Baltimore-trained artist Nestor Topchy put a new spin on Easter eggs at a workshop yesterday that brought participants ranging from children to grandmothers to the Johns Hopkins University's Evergreen House.
The eggs were not exclusively the province of Easter, however, but the Ukrainian decorated sort.
Topchy had some wooden ones adorned with geometric patterns hanging from his Byzantine gold-leaf icon paintings on display there.
Now a resident of Houston, Topchy was a child when he learned pysanky, the ancient egg-painting craft, from his mother -- and both of them shared their knowledge with about 30 people at Evergreen.
"Everybody's really into the creative act," Topchy said. "This tradition is older than memory, and it's richer than anyone's mind. It's a reminder to not forget the achievements of all our ancestors."
The hands-on session brought to life the works in an exhibit that opened Wednesday at the North Baltimore mansion. It features pieces by five graduates of the Maryland Institute College of Art who benefited from the Evergreen House Foundation's annual scholarship program.
Topchy (Class of 1985) was joined by two of the others, sculptural decorative artist Lauren Ross (1993) and fiber artist Colleen Ostrander (1995), in the egg-decorating workshop.
"It's just the perfect thing. I can imagine the Garrett family being glad that this was happening," Ostrander said of the mansion's long-ago residents, who were among Baltimore's foremost patrons of the arts.
Crouched over circular tables, the artists worked with participants who sketched beeswax designs on their raw eggs and repeatedly submerged them in baths of dye. Participants clutched a tool known as a kistka to write on the eggs with hot wax, which protects the white surface and reveals other colors through layers of dyeing. They started with light yellow dyes and ended with black.
The yolks of the uncooked eggs usually dry out eventually. The dye wouldn't properly cling to a cooked shell, said the artist's mother, Nora Topchy of Woodlawn.
"The wax seals the egg," Nestor Topchy said. "Each time, you cover what you want to preserve and dye it again."
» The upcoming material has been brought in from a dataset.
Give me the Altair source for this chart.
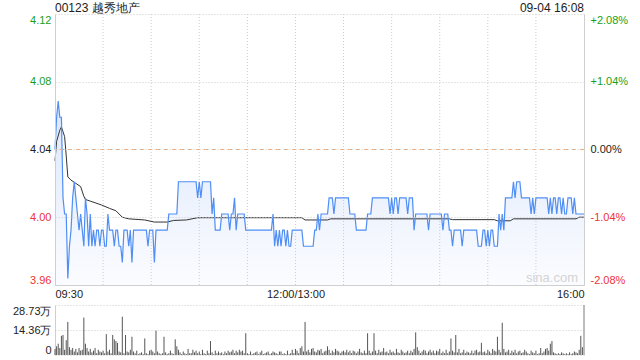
import altair as alt
import pandas as pd

# ---------------- data ----------------
stock_title = "00123 越秀地产"
stamp = "09-04 16:08"
watermark = "sina.com"
prev_close = 4.04
max_pct = 2.08  # symmetric price range around previous close (percent)

# one price per minute, 09:30 -> 16:00 (0..330 trading minutes)
price = [
    4.04, 4.06, 4.07, 4.06, 4.06, 4.01, 4.00, 4.00, 3.96, 3.98,
    3.99, 4.01, 4.02, 4.01, 4.00, 3.99, 4.00, 3.99, 3.98, 4.01,
    4.00, 3.98, 4.00, 3.98, 3.99, 3.98, 3.99, 3.99, 3.98, 3.99,
    3.99, 3.98, 3.98, 4.00, 3.99, 3.99, 3.99, 3.98, 3.99, 3.99,
    3.98, 3.98, 3.97, 3.99, 3.99, 3.99, 3.98, 3.99, 3.97, 3.99,
    3.99, 3.99, 3.99, 3.99, 3.99, 3.99, 3.99, 3.99, 3.98, 3.99,
    3.99, 3.99, 3.97, 3.99, 3.99, 3.99, 3.99, 3.99, 3.99, 3.99,
    3.99, 4.00, 4.00, 4.00, 4.00, 4.00, 4.00, 4.02, 4.02, 4.02,
    4.02, 4.02, 4.02, 4.02, 4.02, 4.02, 4.02, 4.02, 4.02, 4.01,
    4.02, 4.01, 4.02, 4.02, 4.02, 4.02, 4.02, 4.02, 4.00, 4.01,
    3.99, 3.99, 3.99, 3.99, 4.00, 4.00, 4.00, 4.00, 4.00, 3.99,
    4.00, 4.00, 4.01, 3.99, 4.00, 4.00, 4.00, 4.00, 4.00, 3.99,
    3.99, 3.99, 3.99, 3.99, 3.99, 3.99, 3.99, 3.99, 3.99, 3.99,
    3.99, 3.99, 3.99, 3.99, 3.99, 3.99, 4.00, 3.98, 3.99, 3.98,
    3.99, 3.98, 3.99, 3.99, 3.98, 3.99, 3.98, 3.98, 3.99, 3.99,
    3.99, 3.99, 3.99, 3.99, 3.99, 3.98, 3.98, 3.98, 3.98, 3.98,
    3.98, 3.98, 3.99, 3.99, 4.00, 3.99, 4.00, 4.00, 4.00, 4.00,
    4.00, 4.01, 4.01, 4.01, 4.00, 4.01, 4.01, 4.01, 4.01, 4.01,
    4.01, 4.01, 4.01, 4.01, 4.00, 4.00, 4.00, 4.00, 3.99, 3.99,
    3.99, 3.99, 3.99, 3.99, 3.99, 4.00, 4.00, 4.00, 4.01, 4.01,
    4.01, 4.01, 4.01, 4.01, 4.01, 4.01, 4.01, 4.01, 4.01, 4.00,
    4.01, 4.00, 4.01, 4.01, 4.00, 4.01, 4.01, 4.01, 4.01, 4.01,
    4.00, 4.01, 4.01, 4.01, 3.99, 4.00, 4.00, 4.00, 4.00, 4.00,
    4.00, 4.00, 4.00, 3.99, 4.00, 4.00, 4.00, 4.00, 4.00, 4.00,
    4.00, 4.00, 3.99, 4.00, 4.00, 4.00, 3.99, 3.99, 3.98, 3.99,
    3.99, 3.99, 3.99, 3.99, 3.98, 3.99, 3.99, 3.99, 3.99, 3.99,
    3.99, 3.99, 3.99, 3.99, 3.98, 3.98, 3.98, 3.99, 3.99, 3.98,
    3.99, 3.98, 3.99, 3.99, 3.98, 3.98, 3.98, 4.00, 3.99, 4.00,
    3.99, 4.01, 4.01, 4.01, 4.01, 4.01, 4.02, 4.01, 4.02, 4.02,
    4.02, 4.01, 4.01, 4.01, 4.01, 4.01, 4.01, 4.00, 4.01, 4.00,
    4.01, 4.01, 4.01, 4.01, 4.01, 4.01, 4.01, 4.01, 4.00, 4.01,
    4.00, 4.01, 4.01, 4.00, 4.01, 4.01, 4.00, 4.01, 4.00, 4.00,
    4.01, 4.01, 4.01, 4.00, 4.01, 4.00, 4.00, 4.00, 4.00, 4.00,
    4.00,
]

# average-price line, read at its turning points (minute, price)
avg_t = [0, 1, 3, 4, 6, 7, 8, 10, 13, 16, 18, 19, 22, 29, 34, 38, 42, 46, 56, 62,
         70, 74, 82, 89, 154, 156, 170, 172, 246, 248, 274, 276, 284, 286, 325, 327, 330]
avg_v = [4.033, 4.045, 4.052, 4.054, 4.048, 4.036, 4.023, 4.021, 4.019, 4.017,
         4.011, 4.009, 4.008, 4.0056, 4.0035, 4.002, 3.998, 3.997, 3.9963, 3.995,
         3.995, 3.996, 3.9963, 3.9977, 3.9977, 3.9963, 3.9963, 3.997, 3.997, 3.9965,
         3.9965, 3.9958, 3.9958, 3.997, 3.997, 3.998, 3.998]

# volume per minute, in 万 shares
volume = [
    3.5, 5.0, 6.5, 4.0, 11.0, 11.5, 3.0, 8.5, 19.0, 4.5,
    3.0, 4.0, 2.0, 3.5, 1.5, 4.0, 2.5, 3.0, 21.5, 6.5,
    4.0, 2.0, 3.5, 1.5, 2.5, 4.0, 1.0, 3.0, 2.0, 1.5,
    2.5, 1.0, 12.0, 2.0, 3.0, 1.0, 11.5, 9.0, 8.0, 7.0,
    2.0, 1.5, 22.0, 1.0, 11.5, 2.0, 1.5, 3.0, 10.5, 2.0,
    1.0, 2.5, 0.5, 1.0, 1.5, 0.5, 9.5, 1.0, 0.5, 2.5,
    3.0, 2.0, 1.0, 14.0, 2.0, 1.0, 0.5, 1.0, 10.5, 1.5,
    0.5, 1.0, 2.5, 1.0, 0.5, 9.0, 5.0, 3.0, 1.5, 0.5,
    2.0, 1.0, 0.5, 3.5, 1.0, 1.0, 3.0, 1.5, 2.5, 1.0,
    2.0, 0.5, 3.0, 1.0, 0.5, 2.5, 1.0, 8.0, 1.5, 0.5,
    2.5, 1.0, 2.0, 1.0, 1.5, 0.5, 2.0, 1.0, 2.5, 1.5,
    2.0, 3.0, 1.0, 2.5, 1.5, 3.0, 2.0, 2.5, 1.0, 12.5,
    1.0, 0.5, 2.0, 0.5, 1.0, 1.5, 2.0, 0.5, 1.5, 2.5,
    0.5, 1.0, 1.5, 2.0, 0.5, 1.0, 2.0, 1.5, 1.0, 0.5,
    2.0, 2.0, 0.5, 1.0, 0.5, 2.5, 0.5, 1.0, 3.0, 1.0,
    3.5, 2.5, 1.0, 4.0, 5.0, 2.0, 19.0, 2.0, 3.0, 1.5,
    3.5, 4.0, 2.0, 1.5, 3.0, 2.5, 3.5, 1.0, 2.0, 2.5,
    5.0, 3.0, 1.0, 2.5, 1.5, 3.5, 2.5, 2.0, 1.0, 2.0,
    2.5, 1.5, 3.0, 1.5, 2.5, 1.0, 2.5, 2.0, 1.0, 2.0,
    3.5, 1.5, 1.0, 2.5, 1.0, 12.5, 2.5, 1.0, 2.0, 12.5,
    2.5, 1.0, 3.0, 1.5, 2.0, 4.0, 1.5, 2.0, 1.0, 3.0,
    1.5, 2.0, 1.0, 3.5, 1.5, 1.0, 3.0, 2.0, 1.0, 1.5,
    2.5, 1.0, 2.5, 1.5, 3.5, 13.0, 4.5, 2.5, 1.0, 2.0,
    3.0, 2.5, 1.0, 2.0, 3.0, 1.5, 2.5, 1.0, 2.5, 2.0,
    3.5, 1.0, 2.0, 1.0, 3.0, 1.0, 2.0, 9.5, 2.5, 1.5,
    11.5, 1.5, 3.5, 1.0, 1.5, 3.0, 1.0, 2.0, 1.5, 1.0,
    2.5, 1.0, 2.5, 3.0, 1.5, 2.0, 7.0, 1.5, 2.0, 1.0,
    3.0, 2.0, 1.0, 3.5, 2.5, 2.0, 10.5, 3.0, 1.5, 18.5,
    3.5, 1.5, 2.0, 3.0, 1.0, 2.5, 1.5, 3.0, 1.0, 2.0,
    2.5, 1.0, 1.5, 3.0, 2.0, 1.0, 0.5, 2.5, 1.5, 1.0,
    2.5, 0.5, 1.0, 4.0, 1.0, 2.0, 3.5, 4.0, 2.5, 6.5,
    8.0, 1.5, 1.0, 0.5, 1.0, 0.5, 1.5, 1.0, 0.5, 1.0,
    0.5, 1.5, 0.5, 1.0, 2.0, 1.5, 1.0, 3.0, 11.0, 4.5,
    28.73,
]
vol_max = 28.73
vol_ticks = [0, 14.36, 28.73]

time_ticks = [0, 150, 330]
grid_minutes = [30, 60, 90, 120, 150, 180, 210, 240, 270, 300]

# ---------------- frames ----------------
n = len(price)
df = pd.DataFrame({"t": list(range(n)), "price": price})
dv = pd.DataFrame({"t": list(range(len(volume))), "vol": volume})
davg = pd.DataFrame({"t": avg_t, "avg": avg_v})
dgrid = pd.DataFrame({"t": grid_minutes})
dprev = pd.DataFrame({"p": [prev_close]})

lo = prev_close * (1 - max_pct / 100)
hi = prev_close * (1 + max_pct / 100)
price_ticks = [prev_close * (1 + k * max_pct / 200) for k in (-2, -1, 0, 1, 2)]

W = 529
PH = 271          # price panel height
VT, VB = 291, 341  # volume panel top / bottom (same view)
H = VB

FONT = "Liberation Sans"
GREEN = "#1a9f1a"
RED = "#f03434"
GRID = "#cccccc"
BORDER = "#cfcfcf"
BLUE = "#4f8ef5"

xscale = alt.Scale(domain=[0, 330], nice=False, zero=False)
yscale = alt.Scale(domain=[lo, hi], range=[PH, 0], nice=False, zero=False)
vscale = alt.Scale(domain=[0, vol_max], range=[VB, VT], nice=False, zero=False)

xaxis = alt.Axis(
    values=time_ticks,
    labelExpr="datum.value == 0 ? '09:30' : datum.value == 150 ? '12:00/13:00' : '16:00'",
    grid=False, ticks=False, domain=True, domainColor=BORDER,
    offset=-(H - PH), labelFlush=True, labelOverlap=False, labelPadding=3,
    title=None, labelFont=FONT, labelFontSize=11, labelColor="#222", zindex=2,
)
X = alt.X("t:Q", scale=xscale, axis=xaxis)

color_cond = {
    "condition": [
        {"test": f"datum.value > {prev_close + 0.0005}", "value": GREEN},
        {"test": f"datum.value < {prev_close - 0.0005}", "value": RED},
    ],
    "value": "#222",
}

left_axis = alt.Axis(
    orient="left", values=price_ticks, labelExpr="format(datum.value, '.2f')",
    grid=True, gridColor=GRID, gridDash=[1, 2], domain=True, domainColor=BORDER,
    ticks=False, labelFlush=True, labelPadding=4, title=None,
    labelFont=FONT, labelFontSize=11, labelColor=color_cond, zindex=1,
)
right_axis = alt.Axis(
    orient="right", values=price_ticks,
    labelExpr=(f"abs(datum.value - {prev_close}) < 0.0005 ? '0.00%' : "
               f"(datum.value > {prev_close} ? '+' : '-') + "
               f"format(abs(datum.value / {prev_close} - 1) * 100, '.2f') + '%'"),
    grid=False, domain=True, domainColor=BORDER, ticks=False, labelFlush=True,
    labelPadding=6, title=None, labelFont=FONT, labelFontSize=11, labelColor=color_cond,
    zindex=1,
)
vol_axis = alt.Axis(
    orient="left", values=vol_ticks,
    labelExpr="datum.value == 0 ? '0' : format(datum.value, '.2f') + '万'",
    grid=True, gridColor=GRID, gridDash=[1, 2], domain=True, domainColor=BORDER,
    ticks=False, labelFlush=True, labelPadding=4, title=None,
    labelFont=FONT, labelFontSize=11, labelColor="#222",
)

area = alt.Chart(df).mark_area(
    color=alt.Gradient(
        gradient="linear",
        stops=[alt.GradientStop(color="#dce7fb", offset=0),
               alt.GradientStop(color="#fbfcff", offset=1)],
        x1=1, x2=1, y1=0, y2=1,
    )
).encode(x=X, y=alt.Y("price:Q", scale=yscale, axis=left_axis), y2=alt.Y2Datum(datum=lo))

vgrid = alt.Chart(dgrid).mark_rule(color=GRID, strokeDash=[1, 2], strokeWidth=1).encode(
    x=X, y=alt.value(0), y2=alt.value(PH)
)

mark_wm = alt.Chart(pd.DataFrame({"s": [watermark]})).mark_text(
    align="center", baseline="middle", font=FONT, fontSize=13, color="#d4d4d4"
).encode(text="s:N", x=alt.value(497), y=alt.value(PH - 7))

prev_line = alt.Chart(dprev).mark_rule(color="#f2a36b", strokeDash=[4, 4], strokeWidth=1).encode(
    y=alt.Y("p:Q", scale=yscale, axis=None)
)

pline = alt.Chart(df).mark_line(color=BLUE, strokeWidth=1.2).encode(
    x=X, y=alt.Y("price:Q", scale=yscale, axis=None)
)

aline = alt.Chart(davg).mark_line(color="#333333", strokeWidth=1).encode(
    x=X, y=alt.Y("avg:Q", scale=yscale, axis=None)
)

right = alt.Chart(df).mark_point(opacity=0).encode(
    x=X, y=alt.Y("price:Q", scale=yscale, axis=right_axis)
)

bars = alt.Chart(dv).mark_rule(color="#555555", strokeWidth=1).encode(
    x=X, y=alt.Y("vol:Q", scale=vscale, axis=vol_axis), y2=alt.value(VB)
)

vol_border = alt.Chart(dprev).mark_rule(color=BORDER).encode(
    x=alt.value(W), y=alt.value(VT), y2=alt.value(VB)
)

title_l = alt.Chart(pd.DataFrame({"s": [stock_title]})).mark_text(
    align="left", baseline="middle", font=FONT, fontSize=12, color="#222"
).encode(text="s:N", x=alt.value(0), y=alt.value(-6))

title_r = alt.Chart(pd.DataFrame({"s": [stamp]})).mark_text(
    align="right", baseline="middle", font=FONT, fontSize=12, color="#222"
).encode(text="s:N", x=alt.value(W), y=alt.value(-6))

chart = alt.layer(
    area, vgrid, mark_wm, prev_line, aline, pline, right, bars, vol_border, title_l, title_r
).resolve_scale(y="independent").resolve_axis(y="independent").properties(
    width=W, height=H,
    autosize=alt.AutoSizeParams(type="none"),
    padding={"left": 55, "top": 14, "right": 56, "bottom": 5},
    background="white",
).configure_view(stroke=None)

chart.save("out.html", embed_options={"renderer": "svg", "actions": False})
With Easter four weeks away, it was a timely event. Ukrainian churches display the ornate eggs for blessing during Easter services and sell them at bazaars and festivals.
Yet the timeworn practice predates Christianity. The symbols on the eggs -- whether natural scenes, religious images or angular shapes -- vary among regions of Ukraine. The patterns resemble the cross-stitch panels embroidered on the Ukrainian blouses worn by Nestor and Nora Topchy.
The Italianate mansion on North Charles Street showcased myriad cultures. Attendees practiced the Ukrainian craft in a Russian folk art-inspired theater designed by avant-garde artist Leon Bakst.
Ross gave a private tour of her mixed-media installation in the dining room downstairs. She created tongue-and-cheek breakfast table settings for the Eight Immortals featured in the Chinese Daoist paintings that grace the room's walls.
Topchy's works embody that range of influences. His images of the Virgin Mary and Christ child, the Buddha and wild beasts hang in the mansion's gallery.
Topchy and his Ukrainian-Argentine wife, Mariana Lemesoff, have taught their 9-year-old daughter the ancestral craft. Minerva Topchy said her dad taught her a trick: move the egg, not the wand, when painting it with wax. The lines are steadier that way.
"It's actually a maternal tradition," Lemesoff said. "Mothers teach their daughters. There's a very feminine element related to the egg."
Two friends from Baltimore's Park School, Josie Verchomin and Lexi Andrea, both 12, experimented with abstract scribbles and flames on their eggs.
Minerva passed on her skills to the other children, and even the professional artists, at Evergreen.
"It makes me feel happy, because I'm a little one teaching someone big," Minerva said.